What needs to be done » Only the lines from the start of the data through the line containing "anchor=base] (tgt) at" should be written out, exactly as they are, with both ends included and the pictures left out.

-- Data excerpt start --

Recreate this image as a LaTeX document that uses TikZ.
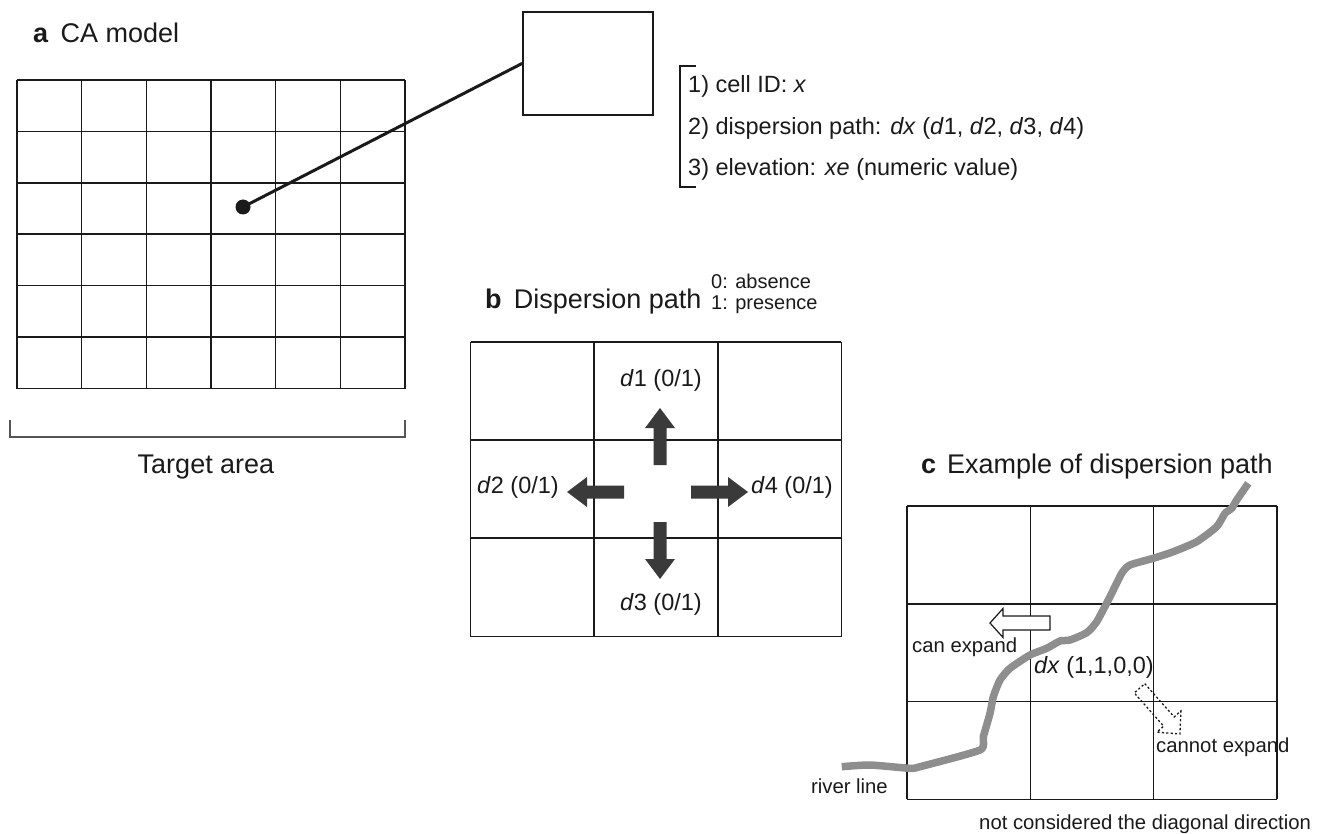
\documentclass[tikz,border=0pt]{standalone}
\usepackage{fontspec}
\setmainfont{Liberation Sans}
\definecolor{ink}{HTML}{1A1A1A}
\definecolor{arrowgray}{HTML}{3A3A3A}
\definecolor{rivergray}{HTML}{8E8E8E}
\definecolor{brk}{HTML}{555555}
\tikzset{
  gridline/.style={line width=1.6pt, draw=ink},
  body/.style={font=\fontsize{23.5}{28}\selectfont, inner sep=0pt, text=ink},
  small/.style={font=\fontsize{20.3}{24}\selectfont, inner sep=0pt, text=ink},
  legend/.style={font=\fontsize{20}{24}\selectfont, inner sep=0pt, text=ink},
  ttl/.style={font=\fontsize{27}{32}\selectfont, inner sep=0pt, text=ink},
  darkarrow/.pic={
    \fill[arrowgray] (0,-6.5) -- (37,-6.5) -- (37,-15) -- (57,0) -- (37,15) -- (37,6.5) -- (0,6.5) -- cycle;
  },
  openarrow/.pic={
    \filldraw[fill=white, draw=ink, line width=1.2pt, line join=miter] (0,-7) -- (47,-7) -- (47,-14.5) -- (60,0) -- (47,14.5) -- (47,7) -- (0,7) -- cycle;
  },
  dotarrow/.pic={
    \draw[draw=ink, line width=1.3pt, dash pattern=on 2.2pt off 2.2pt] (0,-7) -- (44.4,-7) -- (44.4,-16) -- (61,0) -- (44.4,16) -- (44.4,7) -- (0,7) -- cycle;
  },
}
\begin{document}
\begin{tikzpicture}[x=1pt,y=-1pt]
\useasboundingbox (0,0) rectangle (1324,834);

% ---------- panel a ----------
\node[ttl, anchor=base west] (ta) at (33,42.7) {\textbf{a}\hspace{0.45em}CA model};
\foreach \i in {0,...,6} {
  \draw[gridline] ({17+\i*64.67},80) -- ({17+\i*64.67},388.5);
  \draw[gridline] (17,{80+\i*51.42}) -- (405,{80+\i*51.42});
}
\node[draw=ink, line width=1.6pt, minimum width=130pt, minimum height=103pt, inner sep=0pt] (box) at (588,63.4) {};
\node[circle, fill=ink, minimum size=15pt, inner sep=0pt] (cell) at (243,207) {};
\draw[ink, line width=3pt] (cell.center) -- (box.west);

\draw[ink, line width=1.2pt] (696,66) -- (680,66) -- (680,187) -- (696,187);
\node[body, anchor=base west] (l1) at (688,93) {1) cell ID: \textit{x}};
\node[body, anchor=base west] (l2) at (688,135) {2) dispersion path: \textit{dx} (\textit{d}1, \textit{d}2, \textit{d}3, \textit{d}4)};
\node[body, anchor=base west] (l3) at (688,176) {3) elevation: \textit{xe} (numeric value)};

\draw[brk, line width=1.3pt] (10,420) -- (10,437) -- (405,437) -- (405,420);
\node[ttl, anchor=base] (tgt) at (206,473) {Target area};

% ---------- panel b ----------
\node[ttl, anchor=base west] (tb) at (485,308) {\textbf{b}\hspace{0.45em}Dispersion path};
\node[legend, anchor=base west] (abs) at (711,288) {0: absence};
\node[legend, anchor=base west] (pres) at (711,309) {1: presence};
\foreach \i in {0,...,3} {
  \draw[gridline] ({470.5+\i*123.6},341.7) -- ({470.5+\i*123.6},636.5);
  \draw[gridline] (470.5,{341.7+\i*98.27}) -- (841.3,{341.7+\i*98.27});
}
\pic[rotate=90] at (660,465) {darkarrow};
\pic[rotate=180] at (624,492) {darkarrow};
\pic at (691,492) {darkarrow};
\pic[rotate=-90] at (660,522) {darkarrow};
\node[body, anchor=base] (d1) at (661,386) {\textit{d}1 (0/1)};
\node[body, anchor=base west] (d2) at (477,493) {\textit{d}2 (0/1)};
\node[body, anchor=base west] (d4) at (751,493) {\textit{d}4 (0/1)};
\node[body, anchor=base] (d3) at (661,610) {\textit{d}3 (0/1)};

% ---------- panel c ----------
\node[ttl, anchor=base west] (tc) at (921,473) {\textbf{c}\hspace{0.4em}Example of dispersion path};
\foreach \i in {0,...,3} {
  \draw[gridline] ({907+\i*123.3},506) -- ({907+\i*123.3},799.3);
  \draw[gridline] (907,{506+\i*97.77}) -- (1277,{506+\i*97.77});
}
\draw[rivergray, line width=7.5pt, line join=round, line cap=butt]
  plot[smooth, tension=0.35] coordinates {
  (841.7,766.7) (870,765) (910,768.3) (920,766.7) (980,750) (983.3,736.7)
  (990,713.3) (993.3,696.7) (1000,680) (1010,668.3) (1030,655) (1046.7,648.3)
  (1060,641) (1070,640) (1086.7,632.7) (1096.7,621.7) (1110,596.7) (1121.7,573.3)
  (1130,565) (1153.3,558.3) (1173.3,551.7) (1196.7,541.7) (1216.7,526.7)
  (1225,513.3) (1231.7,508.3) (1236.7,500) (1248.3,483.3)};
\pic[rotate=180] at (1050,623) {openarrow};
\pic[rotate=-48.5] at (1139.5,688.3) {dotarrow};
\node[small, anchor=base west] (can) at (912,652) {can expand};
\node[body, anchor=base west] (dx) at (1034,673) {\textit{dx} (1,1,0,0)};
\node[small, anchor=base west] (cannot) at (1156,752) {cannot expand};
\node[small, anchor=base east] (river) at (888,793) {river line};
\node[small, anchor=base west] (note) at (979,829) {not considered the diagonal direction};
\end{tikzpicture}
\end{document}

-- Data excerpt end --

Solved exercise »
Recreate this image as a LaTeX document that uses TikZ.
\documentclass[tikz,border=0pt]{standalone}
\usepackage{fontspec}
\setmainfont{Liberation Sans}
\definecolor{ink}{HTML}{1A1A1A}
\definecolor{arrowgray}{HTML}{3A3A3A}
\definecolor{rivergray}{HTML}{8E8E8E}
\definecolor{brk}{HTML}{555555}
\tikzset{
  gridline/.style={line width=1.6pt, draw=ink},
  body/.style={font=\fontsize{23.5}{28}\selectfont, inner sep=0pt, text=ink},
  small/.style={font=\fontsize{20.3}{24}\selectfont, inner sep=0pt, text=ink},
  legend/.style={font=\fontsize{20}{24}\selectfont, inner sep=0pt, text=ink},
  ttl/.style={font=\fontsize{27}{32}\selectfont, inner sep=0pt, text=ink},
  darkarrow/.pic={
    \fill[arrowgray] (0,-6.5) -- (37,-6.5) -- (37,-15) -- (57,0) -- (37,15) -- (37,6.5) -- (0,6.5) -- cycle;
  },
  openarrow/.pic={
    \filldraw[fill=white, draw=ink, line width=1.2pt, line join=miter] (0,-7) -- (47,-7) -- (47,-14.5) -- (60,0) -- (47,14.5) -- (47,7) -- (0,7) -- cycle;
  },
  dotarrow/.pic={
    \draw[draw=ink, line width=1.3pt, dash pattern=on 2.2pt off 2.2pt] (0,-7) -- (44.4,-7) -- (44.4,-16) -- (61,0) -- (44.4,16) -- (44.4,7) -- (0,7) -- cycle;
  },
}
\begin{document}
\begin{tikzpicture}[x=1pt,y=-1pt]
\useasboundingbox (0,0) rectangle (1324,834);

% ---------- panel a ----------
\node[ttl, anchor=base west] (ta) at (33,42.7) {\textbf{a}\hspace{0.45em}CA model};
\foreach \i in {0,...,6} {
  \draw[gridline] ({17+\i*64.67},80) -- ({17+\i*64.67},388.5);
  \draw[gridline] (17,{80+\i*51.42}) -- (405,{80+\i*51.42});
}
\node[draw=ink, line width=1.6pt, minimum width=130pt, minimum height=103pt, inner sep=0pt] (box) at (588,63.4) {};
\node[circle, fill=ink, minimum size=15pt, inner sep=0pt] (cell) at (243,207) {};
\draw[ink, line width=3pt] (cell.center) -- (box.west);

\draw[ink, line width=1.2pt] (696,66) -- (680,66) -- (680,187) -- (696,187);
\node[body, anchor=base west] (l1) at (688,93) {1) cell ID: \textit{x}};
\node[body, anchor=base west] (l2) at (688,135) {2) dispersion path: \textit{dx} (\textit{d}1, \textit{d}2, \textit{d}3, \textit{d}4)};
\node[body, anchor=base west] (l3) at (688,176) {3) elevation: \textit{xe} (numeric value)};

\draw[brk, line width=1.3pt] (10,420) -- (10,437) -- (405,437) -- (405,420);
\node[ttl, anchor=base] (tgt) at (206,473) {Target area};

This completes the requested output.